T. B.: Sì, alla Sala Santa Rita, poi anche allora nella ripresa avevo messo una registrazione delle Litanie lauretane registrate in una chiesa di Piazza del Popolo. Non le avevo registrate io, me le avevano registrate, erano bellissime. Io le inserivo alla fine, dopo aver letto le 52 lettere, ricominciavo da capo e dicevo "prima lettera", "seconda lettera" e così via. E sotto iniziava questa litania che poi diventava tutto un coro, molto interessante, ma comunque tu l'hai visto e sentito.

R. P.: Questo è sempre il tuo Alfabeto, quello che oggi sta al Madre?

T. B.: Sì, questo sta al Madre ed è stato presentato a Macerata all'epoca.

R. P.: E questa inaugurazione dell'Atelier nell'87?

T. B.: Questa qui è l'inaugurazione dello spazio di cui noi avevamo acquistato, a via Monti di Pietralata.

R. P.: Ah, quello dove sei ancora?

T. B.: Dove adesso c'è il mio archivio, però non era lo stesso, perché all'epoca io avevo scelto uno spazio al primo piano con tutta una vetrata enorme, e feci quella inaugurazione con una mostra, però è rimasta solo quella foto.

R. P.: Mentre qui? Mostra performance a Ravenna a cura del Mercatino del sale, era una mostra che riproponeva dei lavori storici?

T. B.: Sì, sì, questo è pure un lavoro che avevo fatto in quegli anni. Questa è... Riflessione a puntate, che avevo fatto precedentemente, sì ma era una piccola galleriola.

R. P.: E qui stavi recitando?

T. B.: Non te lo so dire, vediamo se c'è scritto da qualche parte, non lo so, forse all'inizio.

R. P.: E questa invece è quella che avete fatto al Museo Laboratorio.

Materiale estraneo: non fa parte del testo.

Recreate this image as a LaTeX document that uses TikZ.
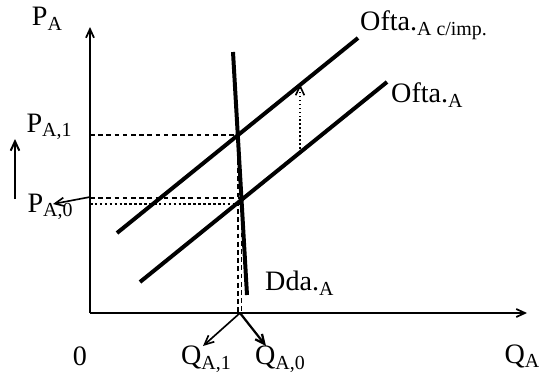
\documentclass[tikz,border=0pt]{standalone}
\usepackage{fontspec}
\setmainfont{Liberation Serif}
\usetikzlibrary{arrows.meta,positioning}
\newcommand\lsub[1]{\raisebox{-0.35ex}{\fontsize{17}{17}\selectfont #1}}

\begin{document}
\begin{tikzpicture}[x=0.3mm,y=-0.3mm,
axis/.style={line width=1.5pt,-{Straight Barb[length=2.6mm,width=2.4mm]}},
curve/.style={line width=3.4pt},
guide/.style={line width=1.4pt,dash pattern=on 4pt off 3pt},
move/.style={line width=1.4pt,-{Straight Barb[length=2.8mm,width=2.6mm]}},
lbl/.style={font=\fontsize{24}{28}\selectfont,inner sep=0pt}]
\useasboundingbox (0,0) rectangle (543,379);
% axes
\coordinate (O) at (90,313);
\coordinate (ytop) at (90,27);
\coordinate (xend) at (527,313);
\draw[axis] (O) -- (ytop);
\draw[axis] (O) -- (xend);
% supply and demand
\coordinate (s1a) at (117,233); \coordinate (s1b) at (358,38);
\coordinate (s0a) at (140,282); \coordinate (s0b) at (387,82);
\coordinate (da) at (233,52); \coordinate (db) at (247,295);
\draw[curve] (s1a) -- (s1b);
\draw[curve] (s0a) -- (s0b);
\draw[curve] (da) -- (db);
\coordinate (E1) at (intersection of s1a--s1b and da--db);
\coordinate (E0) at (intersection of s0a--s0b and da--db);
% guides
\draw[guide] (E1 -| O) -- (E1);
\draw[guide] (E1) -- (E1 |- O);
\draw[guide] ([yshift=0.6mm]E0 -| O) -- ([yshift=0.6mm]E0);
\draw[line width=2.2pt,dotted] ([yshift=-1.2mm]E0 -| O) -- ([yshift=-1.2mm]E0);
\draw[guide] (E0) -- (E0 |- O);
% shifts
\draw[move,dotted] (300,153) -- (300,84);
\coordinate (pup0) at (15,199);
\coordinate (pup1) at (15,139);
\draw[move,line width=1.7pt] (pup0) -- (pup1);
\coordinate (paxis) at (90,197);
\draw[move] (paxis) -- (53,204);
\coordinate (qaxis) at (240,313);
\draw[move] (qaxis) -- (203,346);
\draw[move,line width=1.9pt] (qaxis) -- (266,346);
% labels
\node[lbl] (pA) at (47,19) {P\lsub{A}};
\node[lbl] (pA1) at (49,127) {P\lsub{A,1}};
\node[lbl] (pA0) at (50,207) {P\lsub{A,0}};
\node[lbl] (zero) at (80,356) {0};
\node[lbl] (qA1) at (206,359) {Q\lsub{A,1}};
\node[lbl] (qA0) at (280,359) {Q\lsub{A,0}};
\node[lbl] (qA) at (522,356) {Q\lsub{A}};
\node[lbl,anchor=west] (simp) at (360,25) {Ofta.\lsub{A c/imp.}};
\node[lbl,anchor=west] (s0) at (391,95) {Ofta.\lsub{A}};
\node[lbl,anchor=west] (dd) at (265,283) {Dda.\lsub{A}};
\end{tikzpicture}
\end{document}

T. B.: Sì, sì, questa è stata una bella mostra, devo dire molto bella, dove è stato pubblicato un bel catalogo e poi ho recitato anche tante poesie, insieme con il gruppo poetico col quale ho sempre lavorato che era formato da Giovanni Fontana, Antonio Amendola e Lamberto Pignotti.

R. P.: E qui vedo che c'erano tanti Dattilocodice, opere che avevi mandato alla Biennale di Venezia del '78. Che serie era?

T. B.: Questa qui è della serie del Dattilocodice, che è una scrittura fatta con la macchina da scrivere dove per sovrapposizione di battute si formavano delle immagini, come se fossero stati dei pittogrammi, poi io logicamente ho fatto tutta una ricerca completa, componendo ogni lettera, ogni singola lettera, maiuscola, minuscola nonché la punteggiatura, i simboli che si trovavano sulla tastiera della macchina da scrivere e ho scelto le più pregnanti, quelle che più si univano tra di loro formando proprio un'immagine diversa. Altre si capiva che erano due lettere perché c'era appena un po' di distacco, ma quelle che si univano e formavano un'altra immagine le ho scelte e ho fatto poi questi lavori che, devo dire, sono stati apprezzati moltissimo.

R. P.: A un certo punto hai fatto anche dei Dattilocodice a partire dai libri di Mao.

T. B.: Sì, sì, che adesso mostrerò in questa ultima mostra. Ma io il libro di Mao te l'ho mai fatto vedere?

R. P.: Sì, sì.

T. B.: Me lo ha portato Filiberto quando è andato in Cina, all'epoca, mi ha portato tanti oggettini dalla Cina, fra i quali anche questi. E poi tanti lavori che mi aveva portato lui, gli intagli sulle carte che facevano e io li ho utilizzati perché ho inserito queste immagini che potevano sembrare delle scritture cinesi insomma, le mimavano così alla lontana.